Goal
Output the first line of the listing and each line after it, up to and including the line that contains "height=59pt, sans] (a3)", exactly as written, minus the pictures.

"""

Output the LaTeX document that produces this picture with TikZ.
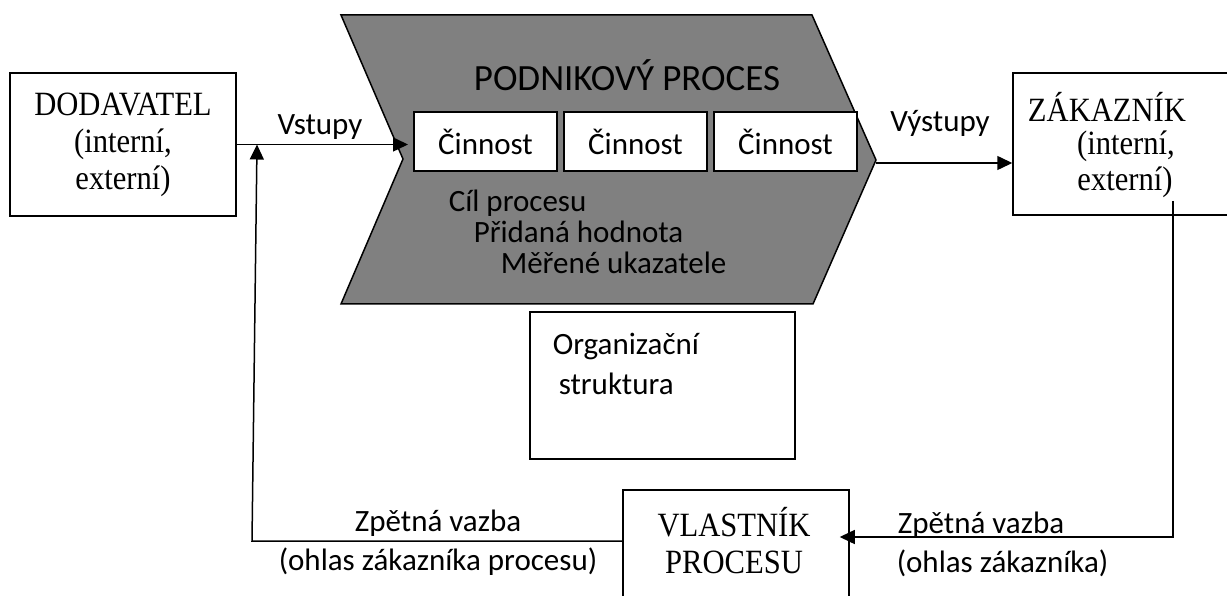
\documentclass[tikz,border=0pt]{standalone}
\usepackage{fontspec}
\setmainfont{Liberation Serif}[FakeStretch=0.9]
\newfontfamily\calib{Carlito}
\usetikzlibrary{arrows.meta}
\definecolor{chevgray}{HTML}{808080}

\begin{document}
\begin{tikzpicture}[x=1pt, y=-1pt, line width=1.5pt,
  box/.style={draw=black, fill=white, inner sep=0pt},
  serif/.style={font=\fontsize{34}{37}\selectfont, align=center, inner sep=0pt},
  sans/.style={font=\calib\fontsize{31}{37}\selectfont, inner sep=0pt},
  title/.style={font=\calib\fontsize{37}{40}\selectfont, inner sep=0pt},
  arr/.style={-{Triangle[length=15pt, width=14pt]}},
]
\useasboundingbox (0,0) rectangle (1227,596);

% process chevron
\filldraw[fill=chevgray, draw=black, line join=miter]
  (341,15) -- (812,15) -- (876,160) -- (813,304) -- (341,304) -- (403,159) -- cycle;
\coordinate (tip) at (876,163);
\coordinate (vin) at (408,144.5);
\node[title] (ptitle) at (627,75) {PODNIKOVÝ PROCES};

% activities
\node[box, minimum width=143pt, minimum height=59pt, sans] (a1) at (485.5,141.5) {Činnost};
\node[box, minimum width=143pt, minimum height=59pt, sans] (a2) at (635.5,141.5) {Činnost};
\node[box, minimum width=143pt, minimum height=59pt, sans] (a3) at (785.5,141.5) {Činnost};

\node[sans, anchor=west] (goal)  at (448,203) {Cíl procesu};
\node[sans, anchor=west] (value) at (473,232) {Přidaná hodnota};
\node[sans, anchor=west] (kpi)   at (500,263) {Měřené ukazatele};

% supplier and customer
\node[box, minimum width=226pt, minimum height=143pt, serif] (dod) at (123,144.5)
  {DODAVATEL\\(interní,\\externí)};
\node[box, minimum width=228pt, minimum height=142pt] (zak) at (1127,144) {};
\node[serif] (zt1) at (1107,107) {ZÁKAZNÍK};
\node[serif] (zt2) at (1126,146) {(interní,};
\node[serif] (zt3) at (1125,182) {externí)};

% organisation structure
\node[box, minimum width=265pt, minimum height=147pt] (org) at (662.5,385.5) {};
\node[sans, anchor=west] (org1) at (552,346) {Organizační};
\node[sans, anchor=west] (org2) at (558,384) {struktura};

% process owner
\node[box, minimum width=226pt, minimum height=160pt] (vl) at (736,570) {};
\node[serif] (vt) at (734,541) {VLASTNÍK\\PROCESU};

% inputs and outputs
\draw[arr] (dod.east) -- (vin);
\node[sans] (lin) at (320,127) {Vstupy};
\draw[arr] (tip) -- (tip -| zak.west);
\node[sans] (lout) at (940,123) {Výstupy};

% feedback from customer to owner
\coordinate (rtop) at (1173,201);
\coordinate (rbot) at (1173,537);
\draw[arr, shorten >=-10pt] (rtop) -- (rbot) -- (rbot -| vl.east);
\node[sans] (fb1) at (981,525) {Zpětná vazba};
\node[sans, anchor=west] (fb2) at (896,563) {(ohlas zákazníka)};

% feedback from owner to supplier side
\coordinate (lbot) at (252,541);
\coordinate (ltop) at (257,144.5);
\draw[arr] (vt.center -| vl.west) -- (lbot) -- (ltop);
\node[sans] (fb3) at (438,523) {Zpětná vazba};
\node[sans] (fb4) at (438,562) {(ohlas zákazníka procesu)};
\end{tikzpicture}
\end{document}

"""

Finished answer
Output the LaTeX document that produces this picture with TikZ.
\documentclass[tikz,border=0pt]{standalone}
\usepackage{fontspec}
\setmainfont{Liberation Serif}[FakeStretch=0.9]
\newfontfamily\calib{Carlito}
\usetikzlibrary{arrows.meta}
\definecolor{chevgray}{HTML}{808080}

\begin{document}
\begin{tikzpicture}[x=1pt, y=-1pt, line width=1.5pt,
  box/.style={draw=black, fill=white, inner sep=0pt},
  serif/.style={font=\fontsize{34}{37}\selectfont, align=center, inner sep=0pt},
  sans/.style={font=\calib\fontsize{31}{37}\selectfont, inner sep=0pt},
  title/.style={font=\calib\fontsize{37}{40}\selectfont, inner sep=0pt},
  arr/.style={-{Triangle[length=15pt, width=14pt]}},
]
\useasboundingbox (0,0) rectangle (1227,596);

% process chevron
\filldraw[fill=chevgray, draw=black, line join=miter]
  (341,15) -- (812,15) -- (876,160) -- (813,304) -- (341,304) -- (403,159) -- cycle;
\coordinate (tip) at (876,163);
\coordinate (vin) at (408,144.5);
\node[title] (ptitle) at (627,75) {PODNIKOVÝ PROCES};

% activities
\node[box, minimum width=143pt, minimum height=59pt, sans] (a1) at (485.5,141.5) {Činnost};
\node[box, minimum width=143pt, minimum height=59pt, sans] (a2) at (635.5,141.5) {Činnost};
\node[box, minimum width=143pt, minimum height=59pt, sans] (a3) at (785.5,141.5) {Činnost};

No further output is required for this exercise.